Do cooks in 2021 really have to make that binary choice? A clutch of sleek tech-forward appliances would have us believe the answer is no. Many promise precision on par with sous vide cooking, but with more robust capabilities—such as the ability to brown food—while providing convenience through copious smart features like apps and pre-programmed recipes. Like their predecessors, a number of them rely on impressive-sounding technology to do the cooking.
Take the Brava Oven, which cooks using visible and infrared light. According to the manufacturers, inside the toaster-oven-size, windowless box are “six high powered lamps that get hotter than a wood fire pizza oven.” But brute-force heat isn’t the intention here. Instead, the oven targets those lights in different areas of the oven, such as the underside of the tray your food sits on, or at the food directly, to concurrently cook two different foods—say, a steak and some asparagus—on the same tray and produce an ideal version of each.
Cooking with light certainly has a futuristic sheen to it, but solid-state, or RF, cooking may be more interesting. Michael Wolf, who publishes The Spoon, a website that reports on trends in food technology, describes solid-state cooking as “taking the high-precision radio frequency technology from your phone and essentially putting it in a microwave.” Comparisons to the microwave are apt in that both technologies use electromagnetic radiation with wavelengths longer than infrared light. But whereas a microwave’s magnetron emits just one frequency, a solid-state module can vary the frequency and amplitude of radio waves it emits, which makes for far more even heat distribution. These waves also provide feedback to the oven, allowing it to sense colder and hotter regions and direct energy where it is needed. RF technology is starting to show up; it features in Miele’s Dialogue oven, among others.
One of the most exciting cooking appliance technologies isn’t new at all—or sexy. It’s steam: or more specifically, the ability to control humidity within a convection oven. Professional cooks know that the key to precise cooking has to do with the relationship between heat and humidity, and having relied on combi (combination) ovens for decades, they know what is possible when these devices hand them fine control over both. A combi oven can mimic sous vide one minute, dehydrate beef jerky the next, and handle tasks as disparate as proofing bread and roasting meats.
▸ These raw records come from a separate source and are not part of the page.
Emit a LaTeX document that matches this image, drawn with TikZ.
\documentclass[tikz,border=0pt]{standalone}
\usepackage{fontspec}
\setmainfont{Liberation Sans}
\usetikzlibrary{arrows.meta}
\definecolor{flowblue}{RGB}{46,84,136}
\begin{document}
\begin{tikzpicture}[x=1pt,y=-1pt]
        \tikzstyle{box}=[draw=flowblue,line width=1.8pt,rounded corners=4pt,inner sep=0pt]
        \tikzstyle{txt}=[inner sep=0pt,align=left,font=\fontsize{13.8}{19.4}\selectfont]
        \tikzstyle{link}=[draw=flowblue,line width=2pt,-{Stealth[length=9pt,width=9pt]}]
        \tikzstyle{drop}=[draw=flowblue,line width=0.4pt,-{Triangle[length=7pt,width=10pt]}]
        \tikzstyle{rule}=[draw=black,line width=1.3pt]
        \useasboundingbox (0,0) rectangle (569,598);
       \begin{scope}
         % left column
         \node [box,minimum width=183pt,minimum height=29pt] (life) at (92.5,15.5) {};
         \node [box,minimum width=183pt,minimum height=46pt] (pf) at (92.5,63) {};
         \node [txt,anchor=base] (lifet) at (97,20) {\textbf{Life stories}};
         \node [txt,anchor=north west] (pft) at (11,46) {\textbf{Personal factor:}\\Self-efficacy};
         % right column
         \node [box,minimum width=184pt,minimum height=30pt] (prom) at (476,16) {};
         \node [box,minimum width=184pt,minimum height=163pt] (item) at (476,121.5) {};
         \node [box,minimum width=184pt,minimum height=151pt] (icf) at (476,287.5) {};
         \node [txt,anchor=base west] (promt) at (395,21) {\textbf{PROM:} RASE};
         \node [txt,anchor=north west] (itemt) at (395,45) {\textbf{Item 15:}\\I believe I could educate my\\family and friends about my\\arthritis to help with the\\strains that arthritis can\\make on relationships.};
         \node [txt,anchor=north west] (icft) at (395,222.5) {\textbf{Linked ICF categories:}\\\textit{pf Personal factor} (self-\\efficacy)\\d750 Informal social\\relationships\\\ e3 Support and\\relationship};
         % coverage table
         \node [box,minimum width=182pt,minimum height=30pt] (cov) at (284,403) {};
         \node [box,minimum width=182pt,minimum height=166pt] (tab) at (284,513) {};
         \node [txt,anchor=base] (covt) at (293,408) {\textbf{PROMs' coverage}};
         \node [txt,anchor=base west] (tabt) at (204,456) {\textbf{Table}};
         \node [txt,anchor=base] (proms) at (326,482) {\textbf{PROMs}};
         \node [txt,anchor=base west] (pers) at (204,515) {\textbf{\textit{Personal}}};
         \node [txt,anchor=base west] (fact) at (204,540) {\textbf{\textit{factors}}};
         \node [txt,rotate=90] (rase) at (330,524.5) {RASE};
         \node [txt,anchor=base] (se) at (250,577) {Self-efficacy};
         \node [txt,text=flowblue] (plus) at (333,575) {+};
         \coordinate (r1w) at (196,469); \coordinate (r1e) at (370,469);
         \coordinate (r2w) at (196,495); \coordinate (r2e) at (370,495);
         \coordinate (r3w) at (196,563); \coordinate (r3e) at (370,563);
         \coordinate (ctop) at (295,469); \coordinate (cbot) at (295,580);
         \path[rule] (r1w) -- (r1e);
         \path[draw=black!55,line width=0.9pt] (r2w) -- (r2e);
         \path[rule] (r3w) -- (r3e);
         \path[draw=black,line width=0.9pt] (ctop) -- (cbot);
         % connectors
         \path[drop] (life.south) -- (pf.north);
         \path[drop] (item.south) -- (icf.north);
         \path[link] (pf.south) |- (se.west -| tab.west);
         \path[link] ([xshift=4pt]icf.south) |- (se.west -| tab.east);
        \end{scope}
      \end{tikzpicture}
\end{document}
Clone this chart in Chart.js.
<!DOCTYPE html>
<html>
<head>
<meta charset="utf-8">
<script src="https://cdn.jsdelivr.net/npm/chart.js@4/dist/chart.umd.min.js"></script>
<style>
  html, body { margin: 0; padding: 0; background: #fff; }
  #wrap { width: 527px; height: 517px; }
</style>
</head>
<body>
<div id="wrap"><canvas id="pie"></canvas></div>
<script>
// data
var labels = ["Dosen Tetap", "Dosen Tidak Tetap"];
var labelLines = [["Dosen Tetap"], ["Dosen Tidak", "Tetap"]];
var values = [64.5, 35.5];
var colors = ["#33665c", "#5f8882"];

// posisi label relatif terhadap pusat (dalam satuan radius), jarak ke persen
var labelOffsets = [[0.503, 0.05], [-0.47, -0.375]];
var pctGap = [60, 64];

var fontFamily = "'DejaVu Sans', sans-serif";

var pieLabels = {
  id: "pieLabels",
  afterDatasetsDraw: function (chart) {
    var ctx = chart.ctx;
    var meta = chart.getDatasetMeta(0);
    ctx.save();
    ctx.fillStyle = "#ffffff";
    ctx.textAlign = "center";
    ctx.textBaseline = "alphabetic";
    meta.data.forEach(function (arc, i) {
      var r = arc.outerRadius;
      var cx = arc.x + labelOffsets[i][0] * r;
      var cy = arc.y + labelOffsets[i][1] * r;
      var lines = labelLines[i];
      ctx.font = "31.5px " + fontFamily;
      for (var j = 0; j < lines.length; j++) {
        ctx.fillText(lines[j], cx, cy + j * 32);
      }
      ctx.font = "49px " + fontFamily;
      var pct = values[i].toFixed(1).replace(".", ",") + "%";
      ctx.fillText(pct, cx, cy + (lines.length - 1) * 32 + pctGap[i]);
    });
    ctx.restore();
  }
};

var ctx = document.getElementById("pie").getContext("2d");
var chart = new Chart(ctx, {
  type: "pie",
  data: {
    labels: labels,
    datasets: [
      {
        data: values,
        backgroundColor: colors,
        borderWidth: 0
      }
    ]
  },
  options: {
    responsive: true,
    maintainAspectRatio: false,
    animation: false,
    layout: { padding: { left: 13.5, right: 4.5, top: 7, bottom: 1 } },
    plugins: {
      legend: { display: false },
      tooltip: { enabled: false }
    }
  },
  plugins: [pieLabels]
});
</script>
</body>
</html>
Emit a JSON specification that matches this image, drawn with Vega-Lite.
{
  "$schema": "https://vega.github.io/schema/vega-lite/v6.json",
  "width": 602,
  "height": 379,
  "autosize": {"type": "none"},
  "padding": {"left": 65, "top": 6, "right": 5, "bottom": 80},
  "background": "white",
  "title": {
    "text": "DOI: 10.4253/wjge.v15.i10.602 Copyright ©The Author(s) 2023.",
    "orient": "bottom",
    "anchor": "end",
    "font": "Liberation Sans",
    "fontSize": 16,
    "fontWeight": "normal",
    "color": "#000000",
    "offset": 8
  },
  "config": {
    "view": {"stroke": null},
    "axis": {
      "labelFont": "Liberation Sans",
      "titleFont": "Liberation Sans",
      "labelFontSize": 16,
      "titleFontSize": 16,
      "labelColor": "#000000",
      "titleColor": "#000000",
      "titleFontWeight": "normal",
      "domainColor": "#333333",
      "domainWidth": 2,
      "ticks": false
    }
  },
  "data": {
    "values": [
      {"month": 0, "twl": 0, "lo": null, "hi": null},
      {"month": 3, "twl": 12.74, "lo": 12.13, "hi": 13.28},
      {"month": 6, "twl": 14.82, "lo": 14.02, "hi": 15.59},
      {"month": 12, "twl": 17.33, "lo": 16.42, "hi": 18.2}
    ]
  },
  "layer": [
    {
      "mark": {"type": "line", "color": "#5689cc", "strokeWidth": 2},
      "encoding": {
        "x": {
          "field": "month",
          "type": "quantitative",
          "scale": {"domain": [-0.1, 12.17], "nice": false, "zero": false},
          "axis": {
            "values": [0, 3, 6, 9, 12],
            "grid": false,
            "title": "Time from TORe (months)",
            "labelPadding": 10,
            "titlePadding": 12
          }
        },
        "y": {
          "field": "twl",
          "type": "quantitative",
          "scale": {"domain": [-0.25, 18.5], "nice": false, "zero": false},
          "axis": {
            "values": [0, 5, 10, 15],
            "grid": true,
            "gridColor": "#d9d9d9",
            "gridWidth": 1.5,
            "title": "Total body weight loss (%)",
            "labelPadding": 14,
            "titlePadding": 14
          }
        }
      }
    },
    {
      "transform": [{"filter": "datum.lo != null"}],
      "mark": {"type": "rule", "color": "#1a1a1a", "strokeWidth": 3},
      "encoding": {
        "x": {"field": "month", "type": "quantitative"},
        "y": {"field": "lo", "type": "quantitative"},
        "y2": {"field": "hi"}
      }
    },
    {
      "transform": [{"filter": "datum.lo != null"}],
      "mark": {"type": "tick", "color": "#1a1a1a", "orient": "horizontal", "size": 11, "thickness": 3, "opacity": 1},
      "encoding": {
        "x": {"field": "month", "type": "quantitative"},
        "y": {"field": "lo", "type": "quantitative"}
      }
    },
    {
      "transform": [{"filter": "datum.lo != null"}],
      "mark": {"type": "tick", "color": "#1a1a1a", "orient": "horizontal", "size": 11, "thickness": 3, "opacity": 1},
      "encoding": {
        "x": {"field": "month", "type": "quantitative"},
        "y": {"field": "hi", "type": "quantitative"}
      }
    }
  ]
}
Home wall combi ovens are available from many big-brand appliance manufacturers, but it’s the countertop models, like the new app-connected Anova Precision Oven, that just might bring combination cooking to the masses.
It's easy to be wowed by bright lights and the promise of effortless beef jerky.
It’s of course easy to be wowed by bright lights and the promise of effortless beef jerky. Whether any one of these appliances succeeds will have a lot to do with the “smart” side of the equation—things like app usability and how well the pre-programmed recipes turn out—as well as with price. Still, with so many options converging at the intersection of precision and convenience, some could very well find a permanent home in many of our kitchens. And for the ones that don’t? We’ll be more than happy to write the obit.